Alleging unpaid wages and repeated retaliation, McDonald’s workers in central Pennsylvania launched a surprise strike [on March 6th]…The strikers are student guest workers from Latin America and Asia, brought to the United States under the controversial J-1 cultural exchange visa program…[which] is officially intended to promote educational and cultural exchange.  But advocates allege that J-1, like the other guest worker programs that collectively bring hundreds of thousands of workers in and out of the United States each year, is rife with abuse…According to [National Guestworker Alliance (NGA)] the visiting students each paid $3,000 or more for the chance to come and work, and were promised full-time employment; most received only a handful of hours a week, while others worked shifts as long as twenty-five hours straight, without being paid overtime.  “Their employer is also their landlord,” said [NGA Director Saket] Soni.  “They’re earning sub-minimum wages, and then paying it back in rent” to share a room with up to seven co-workers.  “Their weekly net pay is actually sometimes…as low as zero”…management required [them] to be on call twenty-four hours a day, ready to show up for work at thirty minutes’ notice, and…workers have been subject to threats and retaliation for speaking up or turning down work.  [Striker Jorge] Rios said that…“they actually threatened one of our roommates by saying that they’re just a call away from sending him back to his home country”…
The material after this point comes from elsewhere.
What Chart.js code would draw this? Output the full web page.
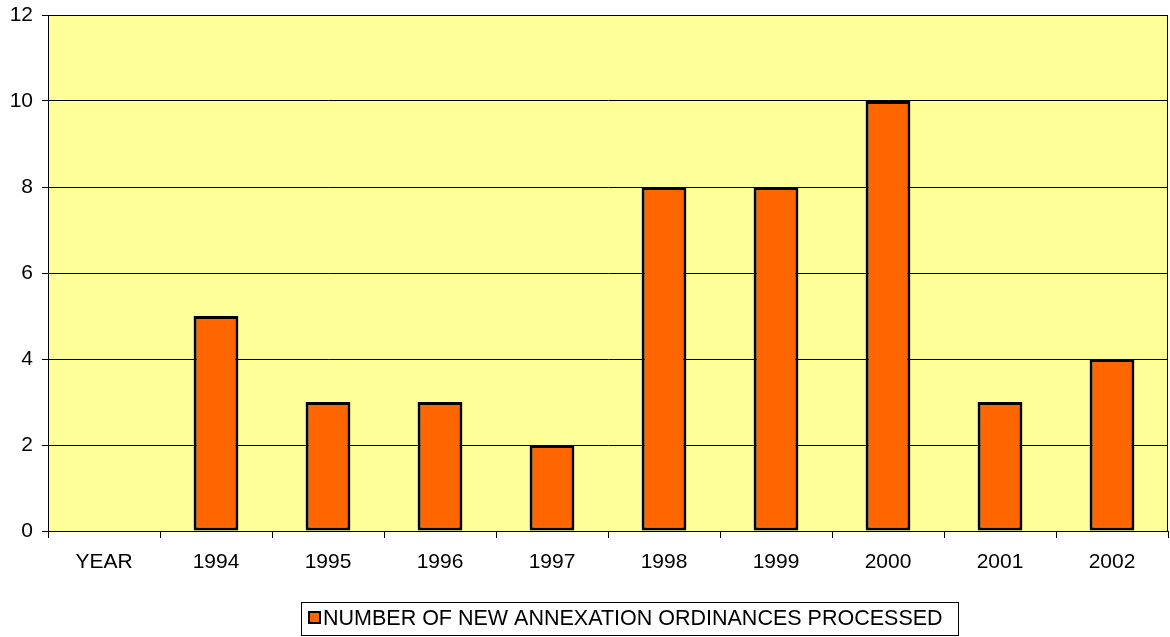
<!DOCTYPE html>
<html>
<head>
<meta charset="utf-8">
<script src="https://cdn.jsdelivr.net/npm/chart.js@4"></script>
<style>
  html, body { margin: 0; padding: 0; background: #fff; }
  #wrap { width: 1170px; height: 637px; }
</style>
</head>
<body>
<div id="wrap"><canvas id="barChart" width="1170" height="637"></canvas></div>
<script>
const categories = ['YEAR', '1994', '1995', '1996', '1997', '1998', '1999', '2000', '2001', '2002'];
const ordinances = [null, 5, 3, 3, 2, 8, 8, 10, 3, 4];
const seriesLabel = 'NUMBER OF NEW ANNEXATION ORDINANCES PROCESSED';
const yTicks = [0, 2, 4, 6, 8, 10, 12];

const FONT = "'Liberation Sans', Arial, sans-serif";

// yellow plot area, top/right frame and the boxed legend
const plotFrame = {
  id: 'plotFrame',
  beforeDraw(chart) {
    const { ctx, chartArea: a } = chart;
    ctx.save();
    ctx.fillStyle = '#FFFF99';
    ctx.fillRect(a.left, a.top, a.right - a.left, a.bottom - a.top);
    ctx.restore();
  },
  afterDraw(chart) {
    const { ctx, chartArea: a } = chart;
    ctx.save();
    ctx.strokeStyle = '#000';
    ctx.lineWidth = 1;
    ctx.beginPath();
    ctx.moveTo(a.left, a.top + 0.5);
    ctx.lineTo(a.right - 0.5, a.top + 0.5);
    ctx.lineTo(a.right - 0.5, a.bottom);
    ctx.stroke();

    // legend
    const ds = chart.data.datasets[0];
    ctx.strokeRect(301.5, 602.5, 657, 33);
    ctx.fillStyle = ds.backgroundColor;
    ctx.fillRect(309, 612, 11, 11);
    ctx.lineWidth = 2;
    ctx.strokeRect(309, 612, 11, 11);
    ctx.fillStyle = '#000';
    ctx.font = '21.5px ' + FONT;
    ctx.textBaseline = 'middle';
    ctx.textAlign = 'left';
    ctx.fillText(ds.label, 323, 619);
    ctx.restore();
  }
};

const barChart = new Chart(document.getElementById('barChart'), {
  type: 'bar',
  data: {
    labels: categories,
    datasets: [
      {
        label: seriesLabel,
        data: ordinances,
        backgroundColor: '#FF6600',
        borderColor: '#000',
        borderWidth: 3,
        borderSkipped: false,
        barPercentage: 0.4,
        categoryPercentage: 1,
      },
    ],
  },
  options: {
    responsive: false,
    animation: false,
    devicePixelRatio: 1,
    layout: { padding: { top: 15, right: 2, bottom: 61, left: 0 } },
    plugins: {
      legend: { display: false },
      tooltip: { enabled: false },
    },
    scales: {
      x: {
        afterFit(scale) { scale.height = 45; },
        grid: {
          offset: true,
          drawOnChartArea: false,
          color: '#000',
          tickLength: 7,
        },
        border: { color: '#000', width: 1 },
        ticks: {
          color: '#000',
          padding: 12,
          font: { family: FONT, size: 21 },
        },
      },
      y: {
        min: 0,
        max: 12,
        afterFit(scale) {
          scale.width = 48;
          scale.paddingTop = 0;
          scale.paddingBottom = 0;
        },
        afterBuildTicks(scale) { scale.ticks = yTicks.map(v => ({ value: v })); },
        grid: { color: '#000', lineWidth: 1, tickLength: 6 },
        border: { color: '#000', width: 1 },
        ticks: {
          color: '#000',
          padding: 9,
          font: { family: FONT, size: 21 },
        },
      },
    },
  },
  plugins: [plotFrame],
});
</script>
</body>
</html>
McDonald's BeijingLet’s see now; we’ve got people being misled about the conditions under which they’ll work, then paid starvation wages that are docked for “fees” so they can never get clear, and threatened with deportation if they complain…sound familiar?  Yet Nicholas Kristof, Polaris Project and the other “rescuers” who purport to care so much about victims are mysteriously silent on the issue, probably because they’re too busy trying to get sex workers and our clients arrested and our faces splashed across TV screens from coast to coast.  This is hypocrisy on an epic scale; either governments need to start paying attention to real labor exploitation (most of which doesn’t involve sex work) and cease harassing those who neither want nor need their “help”, or else drop the whole pretense and admit their real and ugly motives for funding “anti-trafficking” theater instead of simply ensuring the rights of all people, whether native or migrant.